__Your task__. All lines from the beginning of the listing through the line with "(667,9) -- (667,511);" are to be copied word for word; the pictures are not.

__Data lines__.
__________________________________________________

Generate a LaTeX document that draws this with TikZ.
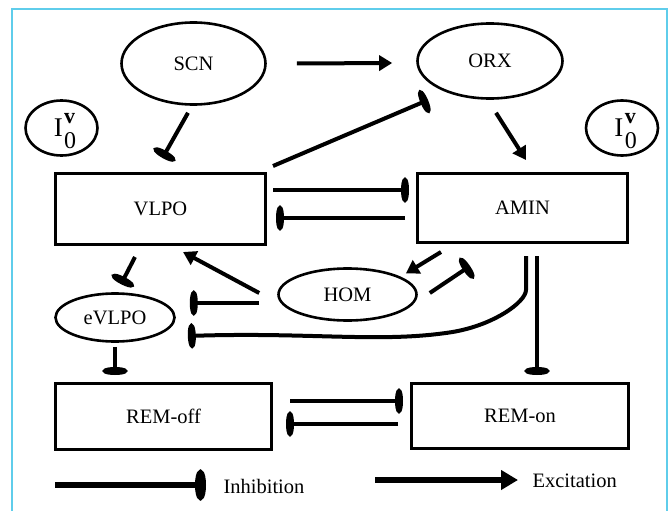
\documentclass[tikz,border=0pt]{standalone}
\usepackage{fontspec}
\setmainfont{Liberation Serif}
\usetikzlibrary{arrows.meta,shapes.geometric,calc}
\definecolor{framecyan}{RGB}{95,205,235}
\newcommand{\izerov}{\hspace*{7pt}{\fontsize{27}{27}\selectfont I}\kern1.5pt\rlap{\raisebox{13pt}[0pt][0pt]{\fontsize{22}{22}\selectfont\bfseries v}}\raisebox{-12pt}[0pt][0pt]{\fontsize{24}{24}\selectfont 0}}
\begin{document}
\begin{tikzpicture}[x=1pt,y=-1pt,
  lbl/.style={font=\fontsize{20.5}{24}\selectfont},
  box/.style={draw,line width=3pt,rectangle,inner sep=0pt,lbl},
  oval/.style={draw,line width=2.6pt,ellipse,inner sep=0pt,lbl},
  conn/.style={line width=4pt},
  exc/.style={conn,-{Triangle[length=13pt,width=15pt]}},
  inh/.style={conn,-{Ellipse[length=8pt,width=24pt]}},
]
\useasboundingbox (0,0) rectangle (669,511);
\fill[white] (0,0) rectangle (669,511);
\draw[framecyan,line width=1.5pt] (12,511) -- (12,9) -- (667,9) -- (667,511);

% nodes
\node[oval,minimum width=144pt,minimum height=82pt] (SCN) at (193.5,63.5) {SCN};
\node[oval,minimum width=145pt,minimum height=75pt] (ORX) at (490,61) {ORX};
\node[oval,minimum width=72pt,minimum height=55pt] (I0L) at (61.5,128) {\izerov};
\node[oval,minimum width=72pt,minimum height=55pt] (I0R) at (622,128) {\izerov};
\node[box,minimum width=210pt,minimum height=71pt] (VLPO) at (160.5,209) {VLPO};
\node[box,minimum width=210pt,minimum height=69pt] (AMIN) at (522.5,208) {AMIN};
\node[oval,minimum width=119pt,minimum height=48pt] (eVLPO) at (115,317.5) {eVLPO};
\node[oval,minimum width=138pt,minimum height=52pt] (HOM) at (347.5,294.5) {HOM};
\node[box,minimum width=216pt,minimum height=66pt] (REMoff) at (163.5,416.5) {REM-off};
\node[box,minimum width=217pt,minimum height=65pt] (REMon) at (520,416) {REM-on};

% connectors
\draw[exc] ($(SCN.east)+(30,0)$) -- ($(ORX.west)+(-24,2)$);
\draw[inh] ($(SCN.south)+(-5.5,7)$) -- ($(VLPO.north)+(2,-14)$);
\draw[inh] ($(VLPO.north east)+(6,-6)$) -- ($(ORX.center)+(-62,39)$);
\draw[exc] ($(ORX.south)+(6,13)$) -- ($(AMIN.north)+(3.5,-12)$);
\draw[inh] ($(VLPO.east)+(6,-19)$) -- ($(AMIN.west)+(-7,-18)$);
\draw[inh] ($(AMIN.west)+(-11,10)$) -- ($(VLPO.east)+(9,9)$);
\draw[inh] ($(VLPO.south)+(-25.5,11)$) -- ($(eVLPO.north)+(6,-8)$);
\draw[exc] ($(HOM.west)+(-18,-1.5)$) -- ($(VLPO.south)+(22.5,6)$);
\draw[inh] ($(HOM.west)+(-18,8.5)$) -- ($(eVLPO.east)+(14,-14.5)$);
\draw[inh] ($(AMIN.south)+(3.5,12)$) -- ++(0,34)
  .. controls +(0,12) and +(45,-6) .. ($(HOM.south east)+(50,19)$)
  .. controls +(-70,10) and +(120,-4) .. ($(eVLPO.east)+(12,18.5)$);
\draw[exc] ($(AMIN.south west)+(25,8)$) -- ($(HOM.east)+(-12,-21)$);
\draw[inh] ($(HOM.east)+(12,-1.5)$) -- ($(AMIN.south)+(-52.5,22)$);
\draw[inh] ($(AMIN.south)+(14.5,12)$) -- ($(REMon.north)+(17,-7)$);
\draw[inh] ($(eVLPO.south)+(0,4)$) -- ($(REMoff.north)+(-48.5,-7)$);
\draw[inh] ($(REMoff.east)+(17,-15.5)$) -- ($(REMon.west)+(-7,-15)$);
\draw[inh] ($(REMon.west)+(-12,8)$) -- ($(REMoff.east)+(13,7.5)$);

% legend
\coordinate (li1) at (55,485);
\coordinate (li2) at (206,485);
\coordinate (le1) at (375,480);
\coordinate (le2) at (518,480);
\draw[line width=6pt,-{Ellipse[length=11pt,width=30pt]}] (li1) -- (li2);
\draw[line width=6pt,-{Triangle[length=17pt,width=19pt]}] (le1) -- (le2);
\node[lbl,anchor=west] (inhtxt) at (220,486) {Inhibition};
\node[lbl,anchor=west] (exctxt) at (529,481) {Excitation};
\end{tikzpicture}
\end{document}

__________________________________________________

__The reply__.
Generate a LaTeX document that draws this with TikZ.
\documentclass[tikz,border=0pt]{standalone}
\usepackage{fontspec}
\setmainfont{Liberation Serif}
\usetikzlibrary{arrows.meta,shapes.geometric,calc}
\definecolor{framecyan}{RGB}{95,205,235}
\newcommand{\izerov}{\hspace*{7pt}{\fontsize{27}{27}\selectfont I}\kern1.5pt\rlap{\raisebox{13pt}[0pt][0pt]{\fontsize{22}{22}\selectfont\bfseries v}}\raisebox{-12pt}[0pt][0pt]{\fontsize{24}{24}\selectfont 0}}
\begin{document}
\begin{tikzpicture}[x=1pt,y=-1pt,
  lbl/.style={font=\fontsize{20.5}{24}\selectfont},
  box/.style={draw,line width=3pt,rectangle,inner sep=0pt,lbl},
  oval/.style={draw,line width=2.6pt,ellipse,inner sep=0pt,lbl},
  conn/.style={line width=4pt},
  exc/.style={conn,-{Triangle[length=13pt,width=15pt]}},
  inh/.style={conn,-{Ellipse[length=8pt,width=24pt]}},
]
\useasboundingbox (0,0) rectangle (669,511);
\fill[white] (0,0) rectangle (669,511);
\draw[framecyan,line width=1.5pt] (12,511) -- (12,9) -- (667,9) -- (667,511);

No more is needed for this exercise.